==== SUPPLIED MATERIAL ====
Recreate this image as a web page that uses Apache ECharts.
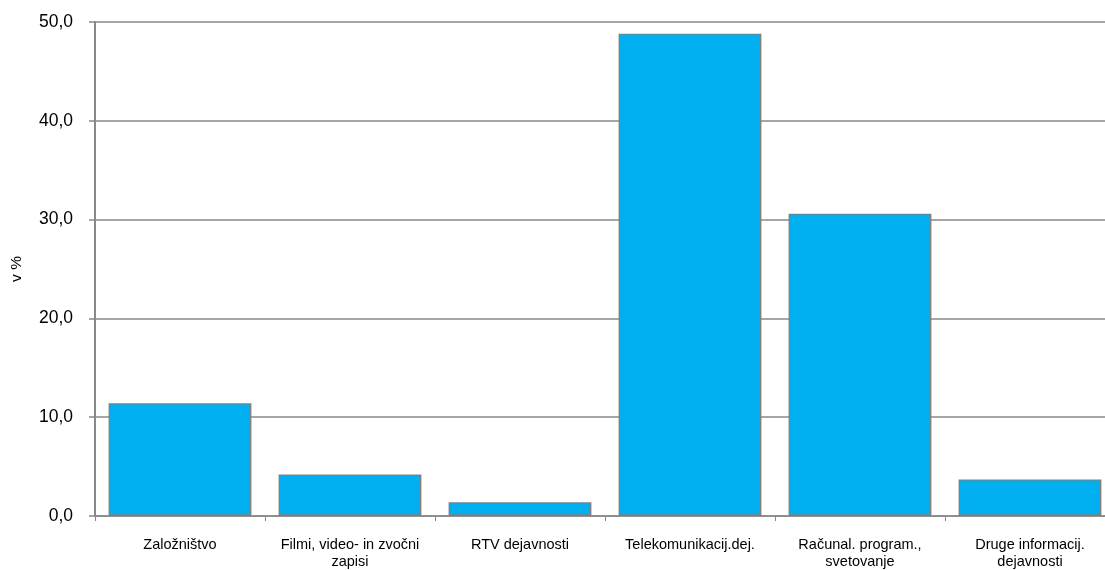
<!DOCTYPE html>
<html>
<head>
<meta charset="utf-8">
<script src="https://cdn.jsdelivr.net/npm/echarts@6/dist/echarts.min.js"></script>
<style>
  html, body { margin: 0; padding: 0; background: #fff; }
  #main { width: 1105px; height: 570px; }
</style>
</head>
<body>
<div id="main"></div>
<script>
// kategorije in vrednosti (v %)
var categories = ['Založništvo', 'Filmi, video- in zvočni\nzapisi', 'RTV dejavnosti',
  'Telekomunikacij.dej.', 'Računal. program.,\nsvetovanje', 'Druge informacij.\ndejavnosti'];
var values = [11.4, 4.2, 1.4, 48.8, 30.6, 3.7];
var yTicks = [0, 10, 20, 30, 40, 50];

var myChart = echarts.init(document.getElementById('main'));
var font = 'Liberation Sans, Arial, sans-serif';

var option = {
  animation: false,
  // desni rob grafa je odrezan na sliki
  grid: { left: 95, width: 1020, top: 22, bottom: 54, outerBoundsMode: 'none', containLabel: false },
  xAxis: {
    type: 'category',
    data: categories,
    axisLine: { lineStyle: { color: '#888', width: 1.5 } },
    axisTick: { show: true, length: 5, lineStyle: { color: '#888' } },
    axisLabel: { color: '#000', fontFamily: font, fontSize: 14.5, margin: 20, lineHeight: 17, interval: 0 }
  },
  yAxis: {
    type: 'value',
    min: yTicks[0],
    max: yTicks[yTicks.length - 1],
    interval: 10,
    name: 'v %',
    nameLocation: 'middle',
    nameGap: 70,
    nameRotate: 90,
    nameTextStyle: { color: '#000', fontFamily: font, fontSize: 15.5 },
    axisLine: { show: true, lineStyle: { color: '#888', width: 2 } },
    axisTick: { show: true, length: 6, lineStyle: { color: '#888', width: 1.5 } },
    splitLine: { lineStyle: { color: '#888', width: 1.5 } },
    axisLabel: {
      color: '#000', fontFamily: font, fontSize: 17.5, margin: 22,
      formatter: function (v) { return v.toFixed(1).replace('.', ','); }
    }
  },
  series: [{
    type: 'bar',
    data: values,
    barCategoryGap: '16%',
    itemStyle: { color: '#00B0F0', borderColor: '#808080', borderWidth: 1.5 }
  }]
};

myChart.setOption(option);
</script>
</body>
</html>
====
WHAT IS EXPECTED: Quote, please, every line of the material above from its start through the line that has "var font = 'Liberation", reproducing the words exactly and dropping any images.

FINISHED EXERCISE:
Recreate this image as a web page that uses Apache ECharts.
<!DOCTYPE html>
<html>
<head>
<meta charset="utf-8">
<script src="https://cdn.jsdelivr.net/npm/echarts@6/dist/echarts.min.js"></script>
<style>
  html, body { margin: 0; padding: 0; background: #fff; }
  #main { width: 1105px; height: 570px; }
</style>
</head>
<body>
<div id="main"></div>
<script>
// kategorije in vrednosti (v %)
var categories = ['Založništvo', 'Filmi, video- in zvočni\nzapisi', 'RTV dejavnosti',
  'Telekomunikacij.dej.', 'Računal. program.,\nsvetovanje', 'Druge informacij.\ndejavnosti'];
var values = [11.4, 4.2, 1.4, 48.8, 30.6, 3.7];
var yTicks = [0, 10, 20, 30, 40, 50];

var myChart = echarts.init(document.getElementById('main'));
var font = 'Liberation Sans, Arial, sans-serif';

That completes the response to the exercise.